Jet lag is a bitch for me, as someone who struggles with sleep, I never did adjust in Africa. With the different amount of sunlight here I stand no chance. At least I have this lovely bird song to keep company with. Maybe he too just cannot sleep and knows not whatelse to do besides sing?
I arrived in Helsinki, exhausted, met by my friend whom I’ve known online for over a year. A 45 yr old photography enthusiast. I have a truly difficult time maintaining friendships. It is stressful, and often I find it more enjoyable to be alone. I am not needy, I can go 6 months without talking to someone I care greatly about. Most people mistake that for something that it is not. Much as they mistake my quiet for something it is not. It makes people uncomfortable, like maybe I am plotting away in my silence, thinking awful thoughts. No, that is not the case. I often just don’t have socially appropriate things to say, small talk flew the coop on my ass and I don’t keep up with movies, TV, or sports…. soooo it’s rare when I have anything worthwhile to add to everyday conversations.
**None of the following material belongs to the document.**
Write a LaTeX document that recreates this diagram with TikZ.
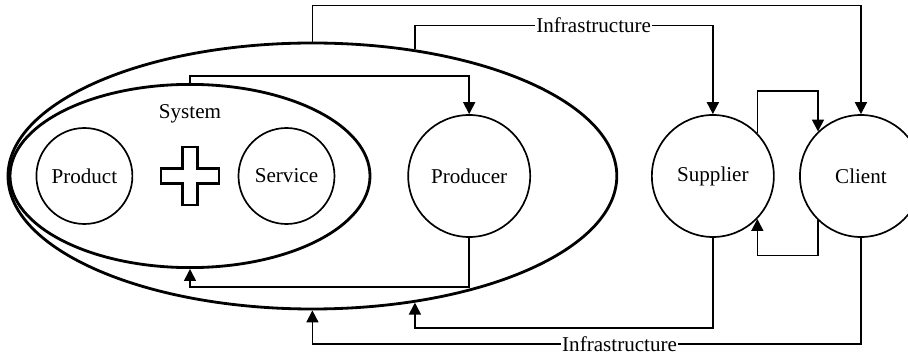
\documentclass[tikz,border=0pt]{standalone}
\usepackage{fontspec}
\setmainfont{Liberation Serif}
\usetikzlibrary{arrows.meta,shapes.geometric,positioning}

\begin{document}
\begin{tikzpicture}
		[part/.style={draw,circle,line width=1.2pt,minimum size=2.4cm,inner sep=0pt},
		actor/.style={draw,circle,line width=1.2pt,minimum size=3.05cm,inner sep=0pt},
		bound/.style={draw,ellipse,line width=2pt,inner sep=0pt},
		flow/.style={line width=1.2pt,-{Triangle[length=8.5pt,width=8.5pt]}},
		tag/.style={fill=white,inner sep=1pt},
		every node/.style={font=\fontsize{15}{18}\selectfont}]

			\useasboundingbox (0,-4.525) rectangle (22.7,4.4);
			\node[bound, minimum width=15.22cm, minimum height=6.65cm](outer) at (7.81,0) {};
			\node[bound, minimum width=9cm, minimum height=4.58cm](system) at (4.75,0) {};
			\node[part](product) at (2.11,0) {Product};
			\node[part, right=2.61cm of product](service) {Service};
			\node[actor, right=1.8cm of service](producer) {Producer};
			\node[actor, right=3cm of producer](supplier) {Supplier};
			\node[actor, right=0.61cm of supplier](client) {Client};
			\coordinate (plus) at (4.75,0);
			\node[above=1.2cm of plus](systemlabel) {System};

			% plus sign between product and service
			\draw[line width=1.6pt] (plus) ++(-0.73,0.19) -- ++(0.54,0) -- ++(0,0.54) -- ++(0.38,0) -- ++(0,-0.54) -- ++(0.54,0) -- ++(0,-0.38) -- ++(-0.54,0) -- ++(0,-0.54) -- ++(-0.38,0) -- ++(0,0.54) -- ++(-0.54,0) -- cycle;

			\draw[flow] (outer.north) -- ++(0,0.9) -| (client.north);
			\draw[flow] (outer.51) -- ++(0,0.6) -| node[tag, pos=0.3]{Infrastructure} (supplier.north);
			\draw[flow] (system.north) -- ++(0,0.18) -| (producer.north);
			\draw[flow] (producer.south) -- ++(0,-1.225) -| (system.south);
			\draw[flow] (supplier.south) -- ++(0,-2.25) -| (outer.-51);
			\draw[flow] (client.south) -- ++(0,-2.65) -| node[tag, pos=0.22]{Infrastructure} (outer.south);
			\draw[flow] (supplier.44) -- ++(0,1.05) -| (client.134);
			\draw[flow] (client.-134) -- ++(0,-0.875) -| (supplier.-44);

	\end{tikzpicture}
\end{document}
Anyhow last evening, we all took a walk down to the the water. He lives basically on the Baltic, a beautiful bay area. It is serene. A quiet icey place that I imagine would not have the same peacefulness about it in the summer when the waves would lap on the shore. Right now it is just existing in a state of stillness, like the earth let out a sigh and warrent you must hold your breath for just a moment so you can be apart of it. Ah, lovely….. Truthfully, I detest all things cold, snow and ice. But this wasn’t midwestern US snow and ice of the plains that goes on forever. Or far worse yet the slushy wetness that spews from the eternally gray skies of the East coast US. Nope, this is land of pure pristine ice and snow, beautifully humid air, green mosses everywhere…how does an entire country keep their snow clean? Oh yes, not so many fucking people.
We have a long week of sightseeing ahead. I will even be crossing the water over to Estonia for a day! First thing on the agenda today is hopefully retrieving my luggage the airlines lost, and lots of coffee. I wonder if they drink tiny ones?